Pasangan Ahok dan Heru sudah memutuskan Pilgub 2017 melalui jalur Independen. Sementara itu para penantang petahana sibuk berkampanye menarik perhatian publik dengan kampanye anti Ahok. Lalu bagaimana dengan Parpol? Walaupun masih bisa berubah mengikuti “dinamika” perkembangan di masyarakat, sebagian Parpol sudah memberikan sinyal baik secara tersurat maupun tersirat kepada masyarakat.
Tentulah sikap parpol ini mengikuti kaidah “kepentingan semata!” Yang “gurem” dan “kurang cakep untuk dilirik para cagub” cepat-cepat memberikan dukungan kepada petahana. Tentulah imbal baliknya bukan semata dari petahana saja, melainkan dari “empati” masyarakat penggemar petahana Non-parpol ini untuk pemilu yang akan datang. Berita tersirat datang dari Setnov untuk mendukung Petahana, yang juga mantan “teman bermainnya” sewaktu di Senayan!
Parpol itu mendukung , karena merasa sikap petahana itu jujur, berani dan dianggap mumpuni untuk memimpin DKI lagi. Alasan itu terdengar klise. Alasan sebenarnya adalah, mendukung atau tidak mendukung petahana, tidak akan berpengaruh terhadap pencalonan petahana itu sendiri. Itulah sebabnya mereka cepat-cepat mengeluarkan dukungannya kepada petahana, karena manfaatnya lebih besar buat mereka. Parpol memang harus “pandai-pandai menitih buih” Itulah sebabnya mereka disebut Partai politik!
Yang menarik untuk dicermati tentu saja peran PDIP sebagai partai mayoritas di DKI, dan manuver Gerindra yang sangat mempengaruhi percaturan didalam proses Pilgub tersebut. Walaupun berseberangan pada Pilpres kemarin, tidak tertutup kemungkinan PDIP dan Gerindra akan bersekutu pada saat-saat ahir, mengikuti perkembangan “dinamika” di masyarakat.
Proses pencalonan Ahok lewat Independen jelas menohok PDIP, apalagi sebelumnya Ahok sempat mendesak PDIP agar secepatnya mendukung Jarot sebagai Wagub.
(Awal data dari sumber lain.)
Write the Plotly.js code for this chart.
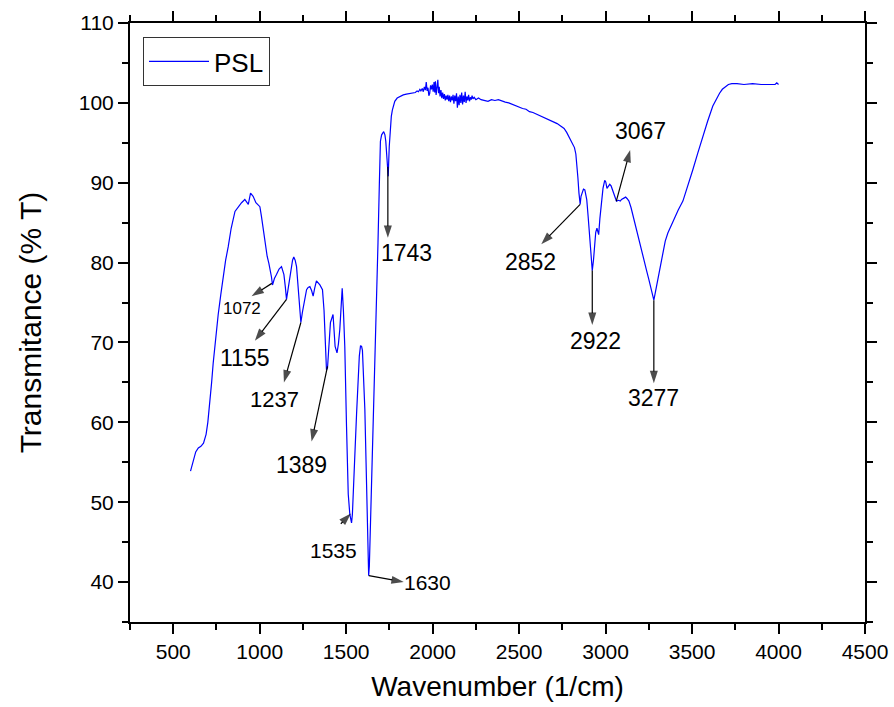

Demikian juga dengan Gerindra yang menganggap Ahok sebagai “anak durhaka” Dapat dipastikan pada Pilgub DKI 2017, PDIP dan Gerindra akan “mati-matian” mengganjal Ahok, karena ini memang pertaruhan harga diri antara “David dan Goliath” Anak tengil lawan Parpol-parpol Raksasa.
Yang paling menarik tentu saja adu strategi diantara para pelakon cagub ini. Ahok strateginya sangat sederhana. Amunisi utamanya adalah “Laskar Rakyat” dengan “Multi purpose self-logistic combat” Bergerak sendiri dengan kekuatan sendiri secara terintegrasi tanpa dukungan “artileri udara/laut dari pusat”
Para intelektual muda ini bergerak sangat mobile, lentur, dan menjauhi konflik yang tak berguna.
Mereka mampu menarik perhatian dan dukungan masyarakat. Gerakan mereka selalu didukung oleh data dan hasil survey. Kebenaran dari hasil survey ini, tentu saja wajar untuk diperdebatkan. Akan tetapi terlepas dari metodelogi samplingnya, hasil dari survey dan pekerjaan anak-anak tersebut, sangat besar pengaruhnya terhadap petahana!
Ahirnya petahana dan “pasukan elit tempurnya” leluasa fokus kepada pekerjaannya. Mereka tak perlu khawatir akan kekurangan dana operasional dan ancaman langsung ke “pusat kendali”
Selain mobile dan independen, “operasi” anak-anak ini adalah misi terpadu, dimulai dari penjaringan, dukungan logistik, hingga ke ujung target, Bilik suara!
Yang menarik juga untuk disikapi adalah strategi para penantang petahana. Mereka kompakan mengusung strategi dan gaya yang sama, yaitu dengan memakai isu RS Sumber Waras, Pasar Ikan, Luar Batang dan proyek reklamasi Teluk Jakarta untuk memojokkan petahana. Gaya ini dipopulerkan oleh Yusril, yang kemudian diikuti oleh kandidat-kandidat lain. Warga kemudian dijejali dengan ribuan informasi, “miring kekiri dan miring kekanan!” Semua menepok jidat! Informasi mana yang benar?